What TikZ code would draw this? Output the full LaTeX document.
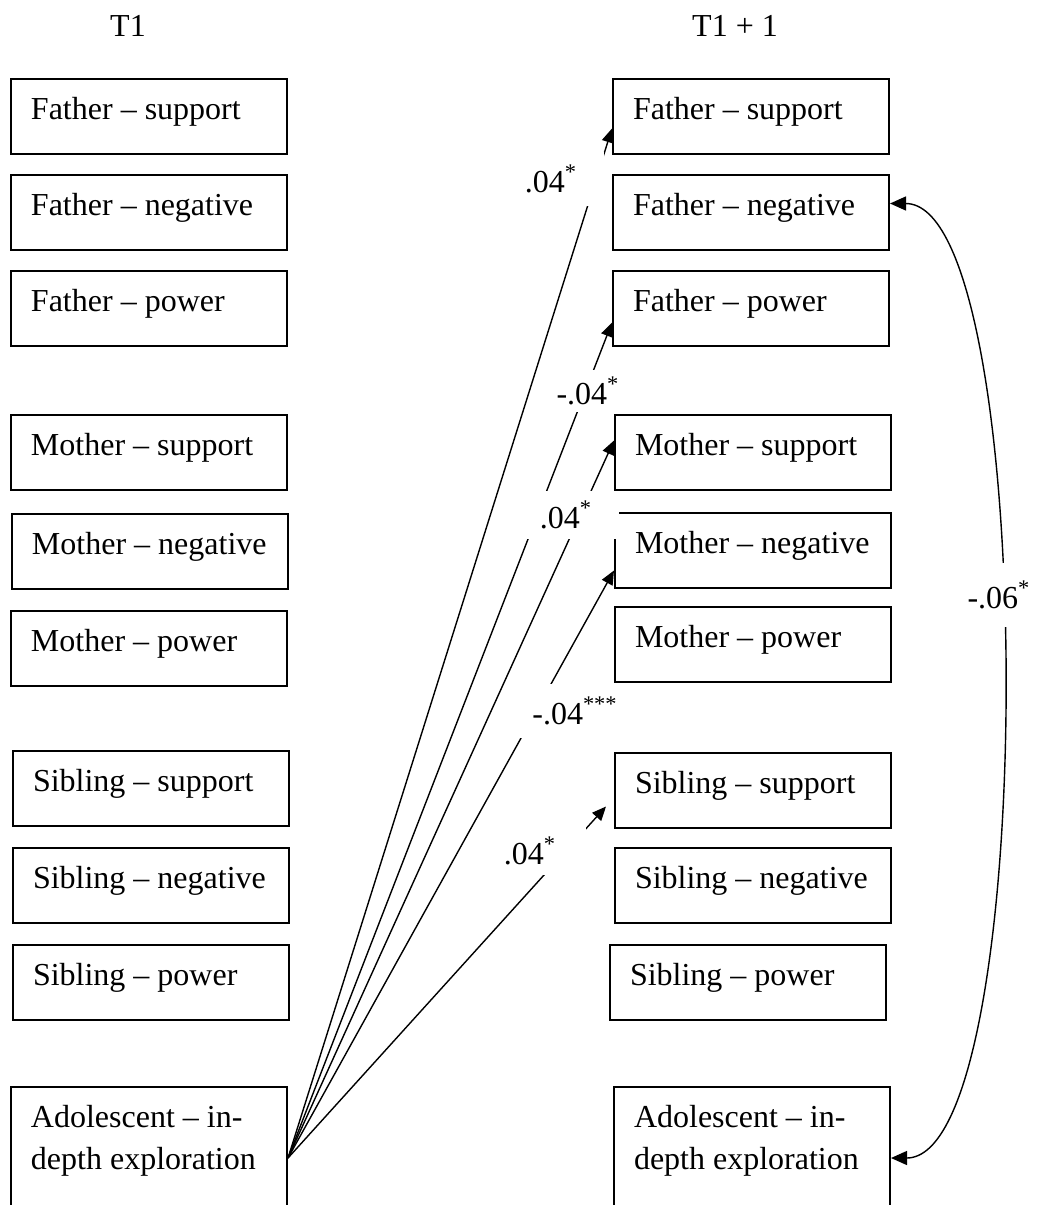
\documentclass[tikz,border=0pt]{standalone}
\usepackage{fontspec}
\setmainfont{Liberation Serif}
\usetikzlibrary{arrows.meta}

\begin{document}
\begin{tikzpicture}[x=0.5pt,y=-0.5pt,
    font=\fontsize{16}{21}\selectfont,
    box/.style={draw,line width=1pt,anchor=north west,inner xsep=10pt,inner ysep=0pt,
        text width=118pt,align=flush left,text height=20pt,text depth=17.5pt},
    tall/.style={text depth=51pt},
    conn/.style={line width=0.7pt,-{Triangle[length=7pt,width=6pt]}},
    coef/.style={fill=white,inner sep=0pt}]
    
    \clip (0,0) rectangle (1038,1205);
    
    \node[anchor=base] (t1) at (128,36) {T1};
    \node[anchor=base] (t2) at (735,36) {T1 + 1};
    
    \node[box] (fs1) at (10,78) {Father -- support};
    \node[box] (fn1) at (10,174) {Father -- negative};
    \node[box] (fp1) at (10,270) {Father -- power};
    \node[box] (ms1) at (10,414) {Mother -- support};
    \node[box] (mn1) at (11,513) {Mother -- negative};
    \node[box] (mp1) at (10,610) {Mother -- power};
    \node[box] (ss1) at (12,750) {Sibling -- support};
    \node[box] (sn1) at (12,847) {Sibling -- negative};
    \node[box] (sp1) at (12,944) {Sibling -- power};
    \node[box,tall] (ad1) at (10,1086) {Adolescent -- in-\\depth exploration};
    
    \node[box] (fs2) at (612,78) {Father -- support};
    \node[box] (fn2) at (612,174) {Father -- negative};
    \node[box] (fp2) at (612,270) {Father -- power};
    \node[box] (ms2) at (614,414) {Mother -- support};
    \node[box] (mn2) at (614,512) {Mother -- negative};
    \node[box] (mp2) at (614,606) {Mother -- power};
    \node[box] (ss2) at (614,752) {Sibling -- support};
    \node[box] (sn2) at (614,847) {Sibling -- negative};
    \node[box] (sp2) at (609,944) {Sibling -- power};
    \node[box,tall] (ad2) at (613,1086) {Adolescent -- in-\\depth exploration};
    
    % cross-lagged paths
    \draw[conn] (ad1.east) -- ([yshift=-6pt]fs2.west);
    \draw[conn] (ad1.east) -- ([yshift=-7pt]fp2.west);
    \draw[conn] (ad1.east) -- ([yshift=6pt]ms2.west);
    \draw[conn] (ad1.east) -- ([yshift=-10pt]mn2.west);
    \draw[conn] (ad1.east) -- ([xshift=-4pt,yshift=-8pt]ss2.west);
    
    \draw[line width=0.7pt,{Triangle[length=8pt,width=7pt]}-{Triangle[length=8pt,width=7pt]}]
        ([yshift=4.5pt]fn2.east) .. controls +(149,0) and +(149,0) .. (ad2.east);
    
    \node[coef,minimum width=53pt,minimum height=27pt] (cfs) at (551,179) {.04\textsuperscript{*}};
    \node[coef,minimum width=32pt,minimum height=21pt] (cfp) at (588,391) {-.04\textsuperscript{*}};
    \node[coef,minimum width=53pt,minimum height=24pt] (cms) at (566,515) {.04\textsuperscript{*}};
    \node[coef,minimum width=60pt,minimum height=27pt] (cmn) at (575,711) {-.04\textsuperscript{***}};
    \node[coef,minimum width=56pt,minimum height=24pt] (css) at (530,851) {.04\textsuperscript{*}};
    \node[coef,minimum width=33pt,minimum height=32pt] (cad) at (999,595) {-.06\textsuperscript{*}};
    
\end{tikzpicture}
\end{document}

Stated task: Reproduce only the lines from the beginning of the data through the line that contains "(t2) at (735,36)", both included, and please drop the pictures.

Expected answer:
What TikZ code would draw this? Output the full LaTeX document.
\documentclass[tikz,border=0pt]{standalone}
\usepackage{fontspec}
\setmainfont{Liberation Serif}
\usetikzlibrary{arrows.meta}

\begin{document}
\begin{tikzpicture}[x=0.5pt,y=-0.5pt,
    font=\fontsize{16}{21}\selectfont,
    box/.style={draw,line width=1pt,anchor=north west,inner xsep=10pt,inner ysep=0pt,
        text width=118pt,align=flush left,text height=20pt,text depth=17.5pt},
    tall/.style={text depth=51pt},
    conn/.style={line width=0.7pt,-{Triangle[length=7pt,width=6pt]}},
    coef/.style={fill=white,inner sep=0pt}]
    
    \clip (0,0) rectangle (1038,1205);
    
    \node[anchor=base] (t1) at (128,36) {T1};
    \node[anchor=base] (t2) at (735,36) {T1 + 1};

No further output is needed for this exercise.